Perhaps you’ve seen the news from Iraq these days and what has been going on west of Baghdad. Here’s the story from UPI. Al-Qaida has taken over Iraq’s Anbar Province, as well as key cities Ramadi and Fallujah. The civil war in Syria, i.e. Sunni-Shia conflict, has boiled over to Iraq now.
Under Saddam Hussein, the Sunnis of Iraq made up the ruling class. But with Saddam vanquished and a democracy established as part of the First Signpost, Shia Muslims, forming a majority, took power in free elections.
Well, the Sunnis are back now in the form of Al-Qaida. It seems since they couldn’t take down Assad’s Shia government in Syria, one branch of Al-Qaida decided it was good to try to rule part of Iraq.
If you are asking how this new arrangement might affect the Second Signpost, then that is good, you’re asking the right question.

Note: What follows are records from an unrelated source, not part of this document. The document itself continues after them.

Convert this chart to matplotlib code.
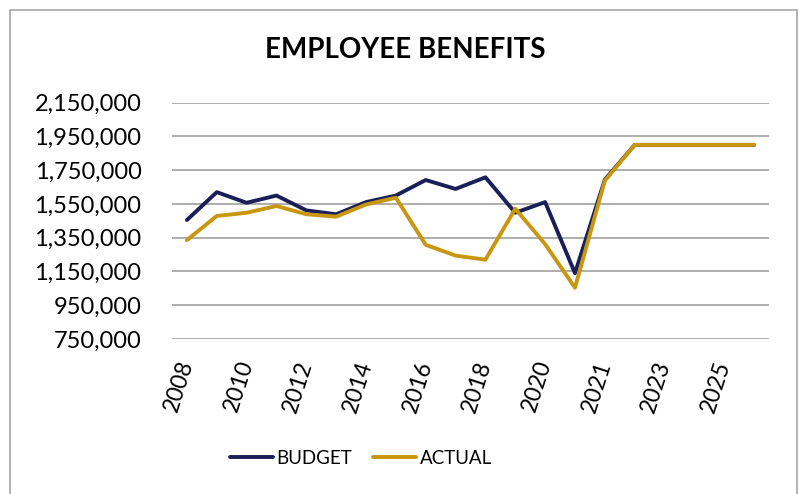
import matplotlib
matplotlib.use('Agg')
import matplotlib.pyplot as plt
from matplotlib.patches import Rectangle
from matplotlib.ticker import FuncFormatter
import numpy as np

plt.rcParams['font.family'] = ['Lato', 'DejaVu Sans']

years = ['2008', '2009', '2010', '2011', '2012', '2013', '2014', '2015',
         '2016', '2017', '2018', '2019', '2020', '2020', '2021', '2022',
         '2023', '2024', '2025', '2026']

budget = [1455000, 1620000, 1557000, 1600000, 1512000, 1489000, 1561000,
          1600000, 1692000, 1639000, 1708000, 1498000, 1561000, 1140000,
          1694000, 1900000, 1900000, 1900000, 1900000, 1900000]

actual = [1336000, 1479000, 1498000, 1538000, 1489000, 1475000, 1547000,
          1587000, 1308000, 1244000, 1220000, 1522000, 1312000, 1054000,
          1688000, 1900000, 1900000, 1900000, 1900000, 1900000]

yticks = np.arange(750000, 2150001, 200000)

navy = '#1b1f57'
gold = '#c8960f'

fig = plt.figure(figsize=(8.03, 4.94), dpi=100)
fig.patches.append(Rectangle((10 / 803, -0.1), 787 / 803, 1.1 - 10 / 494,
                             transform=fig.transFigure, fill=False,
                             edgecolor='#a6a6a6', linewidth=1.2))

ax = fig.add_axes([172 / 803, 1 - 339 / 494, 597 / 803, (339 - 102.7) / 494])
x = np.arange(len(years))
ax.plot(x, budget, color=navy, lw=2.8, label='BUDGET', solid_capstyle='round')
ax.plot(x, actual, color=gold, lw=2.8, label='ACTUAL', solid_capstyle='round')

ax.set_xlim(-0.5, len(years) - 0.5)
ax.set_ylim(750000, 2150000)
ax.set_yticks(yticks)
ax.yaxis.set_major_formatter(FuncFormatter(lambda v, p: f'{int(v):,}'))
ax.grid(axis='y', color='#a0a0a0', lw=1.2)
ax.set_axisbelow(True)
for s in ax.spines.values():
    s.set_visible(False)

ax.set_xticks(x[::2])
ax.set_xticklabels(years[::2], rotation=72, ha='right', va='center',
                   rotation_mode='anchor', fontsize=16.5)
ax.tick_params(axis='x', length=0, pad=16)
ax.tick_params(axis='y', length=0, pad=22, labelsize=17)

fig.text(0.505, 1 - 50 / 494, 'EMPLOYEE BENEFITS', ha='center', va='center',
         fontsize=20, fontweight='bold')

fig.legend(loc='center', bbox_to_anchor=(361 / 803, 1 - 458 / 494), ncol=2,
           frameon=False, fontsize=13.5, handlelength=2.3, handletextpad=0.2,
           columnspacing=1.1)

fig.savefig('out.png', dpi=100)
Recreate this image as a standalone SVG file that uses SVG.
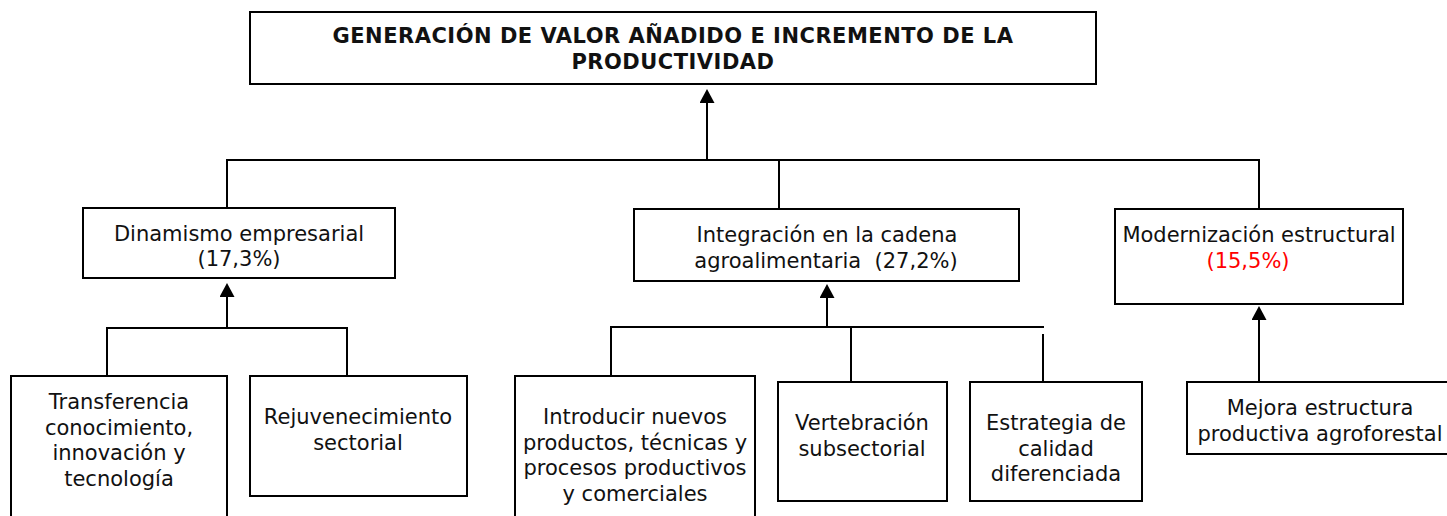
<svg xmlns="http://www.w3.org/2000/svg" width="1447" height="516" viewBox="0 0 1447 516">
<style>
.box{fill:#fff;stroke:#000;stroke-width:2}
.ln{fill:none;stroke:#000;stroke-width:2}
text{font-family:"DejaVu Sans",Verdana,sans-serif;font-size:21px;fill:#111;text-anchor:middle}
.b{font-weight:bold;font-size:21px;letter-spacing:0.5px}
.red{fill:#ff0000}
</style>
<defs>
<marker id="ah" markerUnits="userSpaceOnUse" markerWidth="16" markerHeight="16" refX="1" refY="7.5" orient="auto">
<path d="M0,0 L14,7.5 L0,15 z" fill="#000"/>
</marker>
</defs>
<rect width="1447" height="516" fill="#fff"/>
<g id="connectors">
<path class="ln" d="M707,160 V102" marker-end="url(#ah)"/>
<path class="ln" d="M227,209 V160 H1259 V209 M779,160 V209"/>
<path class="ln" d="M227,328 V296" marker-end="url(#ah)"/>
<path class="ln" d="M107,376 V328 H347 V376"/>
<path class="ln" d="M827,327 V297" marker-end="url(#ah)"/>
<path class="ln" d="M611,376 V327 H1044 M851,327 V382 M1043,334 V382"/>
<path class="ln" d="M1259,382 V319" marker-end="url(#ah)"/>
</g>
<g id="n-top">
<rect class="box" x="250" y="12" width="846" height="72"/>
<text class="b" x="673" y="43">GENERACIÓN DE VALOR AÑADIDO E INCREMENTO DE LA</text>
<text class="b" x="673" y="69">PRODUCTIVIDAD</text>
</g>
<g id="n-dinamismo">
<rect class="box" x="83" y="208" width="312" height="70"/>
<text x="239" y="241">Dinamismo empresarial</text>
<text x="239" y="266">(17,3%)</text>
</g>
<g id="n-integracion">
<rect class="box" x="634" y="209" width="385" height="72"/>
<text x="827" y="242">Integración en la cadena</text>
<text x="826" y="268" xml:space="preserve" style="white-space:pre">agroalimentaria  (27,2%)</text>
</g>
<g id="n-modernizacion">
<rect class="box" x="1115" y="209" width="288" height="95"/>
<text x="1259" y="242">Modernización estructural</text>
<text class="red" x="1248" y="268">(15,5%)</text>
</g>
<g id="n-transferencia">
<rect class="box" x="11" y="376" width="216" height="150"/>
<text x="119" y="409">Transferencia</text>
<text x="119" y="435">conocimiento,</text>
<text x="119" y="460">innovación y</text>
<text x="119" y="486">tecnología</text>
</g>
<g id="n-rejuvenecimiento">
<rect class="box" x="250" y="376" width="217" height="120"/>
<text x="358" y="424">Rejuvenecimiento</text>
<text x="358" y="450">sectorial</text>
</g>
<g id="n-introducir">
<rect class="box" x="515" y="376" width="240" height="150"/>
<text x="635" y="424">Introducir nuevos</text>
<text x="635" y="450">productos, técnicas y</text>
<text x="635" y="475">procesos productivos</text>
<text x="635" y="501">y comerciales</text>
</g>
<g id="n-vertebracion">
<rect class="box" x="778" y="382" width="169" height="119"/>
<text x="862" y="430">Vertebración</text>
<text x="862" y="456">subsectorial</text>
</g>
<g id="n-estrategia">
<rect class="box" x="970" y="382" width="172" height="119"/>
<text x="1056" y="430">Estrategia de</text>
<text x="1056" y="456">calidad</text>
<text x="1056" y="481">diferenciada</text>
</g>
<g id="n-mejora">
<rect class="box" x="1187" y="382" width="270" height="72"/>
<text x="1320" y="415">Mejora estructura</text>
<text x="1320" y="441">productiva agroforestal</text>
</g>
</svg>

In the map you can see Susa to the east (where the Persian ram charges out), and Baghdad in the middle with Fallujah and Ramadi circled. The long green arrow is a possible path Iranian forces might take on their invasion to the west (besides going north and south) on the way to Syria and Jordan. Anbar Province is shaded tan and that is the area run by Al-Qaida right now.
Iran’s leadership will not begin its invasion and start the Second Signpost until it is completely ready; until its nuclear weapons are ready to be deployed. The IRGC has fought hard to keep Assad in power in Syria, and to keep Iraq under its own thumb. The fact that now a de facto Sunni fundamentalist mini-state has arisen on the path to the west reminds us that Iran cannot wait around too long. Iran’s interests may become more and more threatened.

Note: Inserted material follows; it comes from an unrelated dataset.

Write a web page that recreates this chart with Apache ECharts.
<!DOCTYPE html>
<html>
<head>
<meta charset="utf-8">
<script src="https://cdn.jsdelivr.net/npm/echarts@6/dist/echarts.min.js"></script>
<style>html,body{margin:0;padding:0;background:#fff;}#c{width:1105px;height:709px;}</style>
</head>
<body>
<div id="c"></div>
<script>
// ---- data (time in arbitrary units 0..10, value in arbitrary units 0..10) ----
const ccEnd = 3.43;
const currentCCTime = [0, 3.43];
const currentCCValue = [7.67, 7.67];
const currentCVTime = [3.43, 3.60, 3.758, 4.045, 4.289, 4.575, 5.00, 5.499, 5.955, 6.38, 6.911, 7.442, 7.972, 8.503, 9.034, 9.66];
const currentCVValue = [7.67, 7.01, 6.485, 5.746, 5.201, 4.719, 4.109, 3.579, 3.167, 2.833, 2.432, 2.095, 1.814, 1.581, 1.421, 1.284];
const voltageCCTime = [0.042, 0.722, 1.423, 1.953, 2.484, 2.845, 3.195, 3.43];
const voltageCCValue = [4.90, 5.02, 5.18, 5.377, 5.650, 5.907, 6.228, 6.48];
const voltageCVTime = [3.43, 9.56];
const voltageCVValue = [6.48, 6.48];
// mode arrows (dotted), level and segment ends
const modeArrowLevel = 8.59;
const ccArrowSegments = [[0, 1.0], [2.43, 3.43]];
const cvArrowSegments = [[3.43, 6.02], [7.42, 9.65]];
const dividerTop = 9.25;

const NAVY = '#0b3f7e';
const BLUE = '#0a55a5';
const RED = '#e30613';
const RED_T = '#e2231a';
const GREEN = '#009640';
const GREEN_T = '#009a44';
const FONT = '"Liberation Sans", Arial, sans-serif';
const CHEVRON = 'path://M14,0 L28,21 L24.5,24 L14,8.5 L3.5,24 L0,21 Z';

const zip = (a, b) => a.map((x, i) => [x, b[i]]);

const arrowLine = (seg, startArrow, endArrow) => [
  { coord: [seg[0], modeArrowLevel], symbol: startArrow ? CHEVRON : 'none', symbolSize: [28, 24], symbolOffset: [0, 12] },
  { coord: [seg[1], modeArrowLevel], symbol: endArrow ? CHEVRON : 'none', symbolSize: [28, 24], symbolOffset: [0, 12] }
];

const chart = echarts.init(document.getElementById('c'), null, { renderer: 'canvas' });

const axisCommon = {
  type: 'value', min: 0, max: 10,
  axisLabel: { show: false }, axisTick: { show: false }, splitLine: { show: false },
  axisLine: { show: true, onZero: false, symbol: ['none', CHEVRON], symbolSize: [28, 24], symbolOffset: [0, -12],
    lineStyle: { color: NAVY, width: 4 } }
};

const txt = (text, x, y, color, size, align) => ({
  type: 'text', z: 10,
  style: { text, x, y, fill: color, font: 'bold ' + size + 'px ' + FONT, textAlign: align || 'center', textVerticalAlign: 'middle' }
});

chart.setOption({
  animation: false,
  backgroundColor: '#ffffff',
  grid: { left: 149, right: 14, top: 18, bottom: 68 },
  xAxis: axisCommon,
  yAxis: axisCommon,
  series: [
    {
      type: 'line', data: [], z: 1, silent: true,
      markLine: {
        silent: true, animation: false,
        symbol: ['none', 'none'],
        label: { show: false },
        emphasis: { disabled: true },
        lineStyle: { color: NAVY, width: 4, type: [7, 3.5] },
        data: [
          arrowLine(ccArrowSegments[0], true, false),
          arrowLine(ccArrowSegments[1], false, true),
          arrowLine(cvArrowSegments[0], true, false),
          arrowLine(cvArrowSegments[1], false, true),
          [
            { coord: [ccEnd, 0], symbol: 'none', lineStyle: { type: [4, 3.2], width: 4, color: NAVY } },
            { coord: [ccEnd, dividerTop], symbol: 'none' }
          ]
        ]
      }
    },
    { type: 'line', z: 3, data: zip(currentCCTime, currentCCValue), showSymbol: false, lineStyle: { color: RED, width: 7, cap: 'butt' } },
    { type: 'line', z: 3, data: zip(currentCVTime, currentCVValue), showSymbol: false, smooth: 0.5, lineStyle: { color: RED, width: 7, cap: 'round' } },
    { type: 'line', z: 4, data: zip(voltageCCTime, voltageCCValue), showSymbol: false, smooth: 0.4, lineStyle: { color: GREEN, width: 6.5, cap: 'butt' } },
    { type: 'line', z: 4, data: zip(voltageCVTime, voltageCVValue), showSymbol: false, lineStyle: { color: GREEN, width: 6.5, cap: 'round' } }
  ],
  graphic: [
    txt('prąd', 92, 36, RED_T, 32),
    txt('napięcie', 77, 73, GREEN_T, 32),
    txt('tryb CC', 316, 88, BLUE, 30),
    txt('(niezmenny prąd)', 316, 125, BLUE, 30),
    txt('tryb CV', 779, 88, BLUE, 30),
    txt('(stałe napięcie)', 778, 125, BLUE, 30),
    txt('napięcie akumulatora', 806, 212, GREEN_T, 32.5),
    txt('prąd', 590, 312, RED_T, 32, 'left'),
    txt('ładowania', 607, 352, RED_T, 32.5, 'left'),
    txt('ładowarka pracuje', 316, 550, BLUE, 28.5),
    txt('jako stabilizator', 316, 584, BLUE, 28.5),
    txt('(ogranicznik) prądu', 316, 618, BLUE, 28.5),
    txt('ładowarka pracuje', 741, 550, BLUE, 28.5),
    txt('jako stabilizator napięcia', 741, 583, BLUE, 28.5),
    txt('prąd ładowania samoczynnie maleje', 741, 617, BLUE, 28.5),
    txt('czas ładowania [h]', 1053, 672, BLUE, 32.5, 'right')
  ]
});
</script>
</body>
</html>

However, situations like the one in Anbar Province may only serve to provoke Iran to charge out. But one thing we do know is from Daniel 8:3-4. Iran will indeed charge out, and will be able to do all it wills. That means – in the case of al-Qaida in Anbar Province – that Iran will completely crush them.
In this Debka article about the situation, it states “there is no military force in the region capable of going into Iraq and stopping al Qaeda’s advance.” I would have to take exception to that, because there is the IRGC and the Basij.